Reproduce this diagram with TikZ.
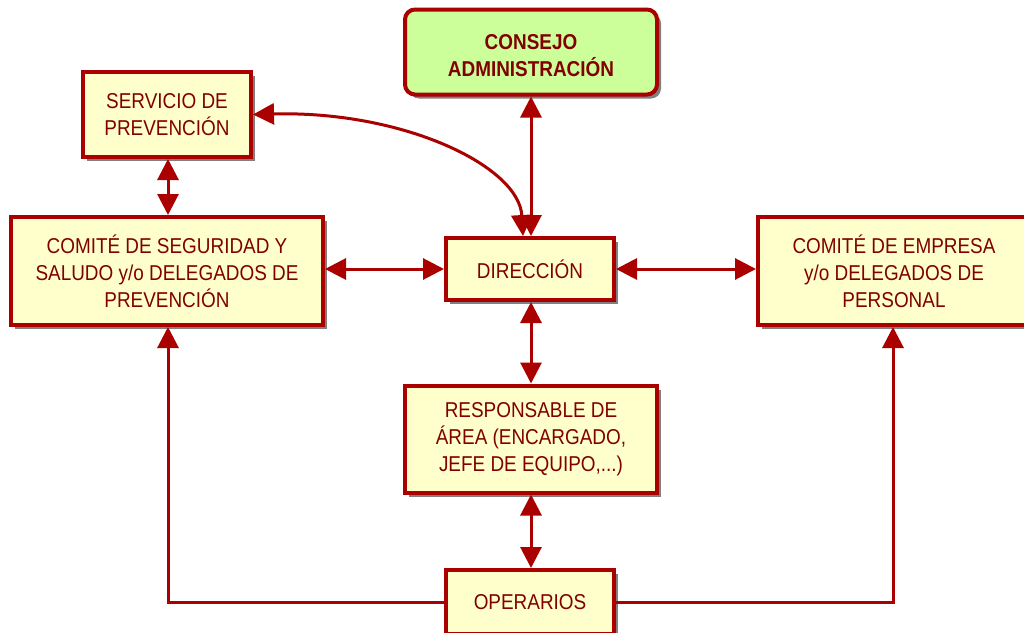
\documentclass[tikz,border=0pt]{standalone}
\usepackage{fontspec}
\setmainfont{Liberation Sans}[FakeStretch=0.88]
\usetikzlibrary{arrows.meta,shadows}
\definecolor{frame}{RGB}{170,0,0}
\definecolor{ink}{RGB}{128,0,0}
\definecolor{paper}{RGB}{255,255,204}
\definecolor{leaf}{RGB}{204,255,153}
\tikzset{
  boxfont/.style={font=\fontsize{21.5}{27}\selectfont},
  box/.style={draw=frame, line width=4pt, fill=paper, text=ink, align=center,
    inner sep=0pt, boxfont,
    drop shadow={shadow xshift=4pt, shadow yshift=-4pt, fill=black!50, opacity=1}},
  link/.style={draw=frame, line width=3pt},
  tip/.tip={Triangle[length=21pt,width=21pt]},
  both/.style={link, tip-tip},
  one/.style={link, -tip},
}
\begin{document}
\begin{tikzpicture}[x=1pt,y=-1pt]
\useasboundingbox (0,0) rectangle (1024,632);
\clip (0,0) rectangle (1024,632);
\fill[white] (0,0) rectangle (1024,632);

% boxes
\node[box, fill=leaf, rounded corners=10pt, minimum width=252pt, minimum height=85pt] (cons) at (531,52) {};
\node[text=ink, align=center, inner sep=0pt, font=\fontsize{21.5}{27}\selectfont\bfseries]
  (constext) at (531,56) {CONSEJO\\ADMINISTRACIÓN};
\node[box, minimum width=168pt, minimum height=85pt] (serv) at (167,114.5) {SERVICIO DE\\PREVENCIÓN};
\node[box, minimum width=312pt, minimum height=108pt] (cseg) at (167,271) {COMITÉ DE SEGURIDAD Y\\SALUDO y/o DELEGADOS DE\\PREVENCIÓN};
\node[box, minimum width=168pt, minimum height=62pt] (dir) at (530,269) {DIRECCIÓN};
\node[box, minimum width=272pt, minimum height=108pt] (cemp) at (894,271) {COMITÉ DE EMPRESA\\y/o DELEGADOS DE\\PERSONAL};
\node[box, minimum width=252pt, minimum height=107pt] (resp) at (531,439) {RESPONSABLE DE\\ÁREA (ENCARGADO,\\JEFE DE EQUIPO,...)};
\node[box, minimum width=168pt, minimum height=64pt] (oper) at (530,602) {OPERARIOS};

% connectors
\draw[both] (cons.south -| 531,0) -- (dir.north -| 531,0);
\draw[both] (serv.east) .. controls +(150,-4) and +(-4,-70) .. ([xshift=-7pt]dir.north);
\draw[both] (serv.south -| 168,0) -- (cseg.north -| 168,0);
\draw[both] (dir.west -| cseg.east) -- (dir.west);
\draw[both] (dir.east) -- (dir.east -| cemp.west);
\draw[both] (dir.south -| 531,0) -- (resp.north -| 531,0);
\draw[both] (resp.south -| 531,0) -- (oper.north -| 531,0);
\draw[one] (oper.west) -| (cseg.south -| 168,0);
\draw[one] (oper.east) -| (cemp.south -| 893,0);
\end{tikzpicture}
\end{document}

▶ Instructions for the task: Leave the images out and output the remaining material exactly as it stands.

▶ Answer in full:
Reproduce this diagram with TikZ.
\documentclass[tikz,border=0pt]{standalone}
\usepackage{fontspec}
\setmainfont{Liberation Sans}[FakeStretch=0.88]
\usetikzlibrary{arrows.meta,shadows}
\definecolor{frame}{RGB}{170,0,0}
\definecolor{ink}{RGB}{128,0,0}
\definecolor{paper}{RGB}{255,255,204}
\definecolor{leaf}{RGB}{204,255,153}
\tikzset{
  boxfont/.style={font=\fontsize{21.5}{27}\selectfont},
  box/.style={draw=frame, line width=4pt, fill=paper, text=ink, align=center,
    inner sep=0pt, boxfont,
    drop shadow={shadow xshift=4pt, shadow yshift=-4pt, fill=black!50, opacity=1}},
  link/.style={draw=frame, line width=3pt},
  tip/.tip={Triangle[length=21pt,width=21pt]},
  both/.style={link, tip-tip},
  one/.style={link, -tip},
}
\begin{document}
\begin{tikzpicture}[x=1pt,y=-1pt]
\useasboundingbox (0,0) rectangle (1024,632);
\clip (0,0) rectangle (1024,632);
\fill[white] (0,0) rectangle (1024,632);

% boxes
\node[box, fill=leaf, rounded corners=10pt, minimum width=252pt, minimum height=85pt] (cons) at (531,52) {};
\node[text=ink, align=center, inner sep=0pt, font=\fontsize{21.5}{27}\selectfont\bfseries]
  (constext) at (531,56) {CONSEJO\\ADMINISTRACIÓN};
\node[box, minimum width=168pt, minimum height=85pt] (serv) at (167,114.5) {SERVICIO DE\\PREVENCIÓN};
\node[box, minimum width=312pt, minimum height=108pt] (cseg) at (167,271) {COMITÉ DE SEGURIDAD Y\\SALUDO y/o DELEGADOS DE\\PREVENCIÓN};
\node[box, minimum width=168pt, minimum height=62pt] (dir) at (530,269) {DIRECCIÓN};
\node[box, minimum width=272pt, minimum height=108pt] (cemp) at (894,271) {COMITÉ DE EMPRESA\\y/o DELEGADOS DE\\PERSONAL};
\node[box, minimum width=252pt, minimum height=107pt] (resp) at (531,439) {RESPONSABLE DE\\ÁREA (ENCARGADO,\\JEFE DE EQUIPO,...)};
\node[box, minimum width=168pt, minimum height=64pt] (oper) at (530,602) {OPERARIOS};

% connectors
\draw[both] (cons.south -| 531,0) -- (dir.north -| 531,0);
\draw[both] (serv.east) .. controls +(150,-4) and +(-4,-70) .. ([xshift=-7pt]dir.north);
\draw[both] (serv.south -| 168,0) -- (cseg.north -| 168,0);
\draw[both] (dir.west -| cseg.east) -- (dir.west);
\draw[both] (dir.east) -- (dir.east -| cemp.west);
\draw[both] (dir.south -| 531,0) -- (resp.north -| 531,0);
\draw[both] (resp.south -| 531,0) -- (oper.north -| 531,0);
\draw[one] (oper.west) -| (cseg.south -| 168,0);
\draw[one] (oper.east) -| (cemp.south -| 893,0);
\end{tikzpicture}
\end{document}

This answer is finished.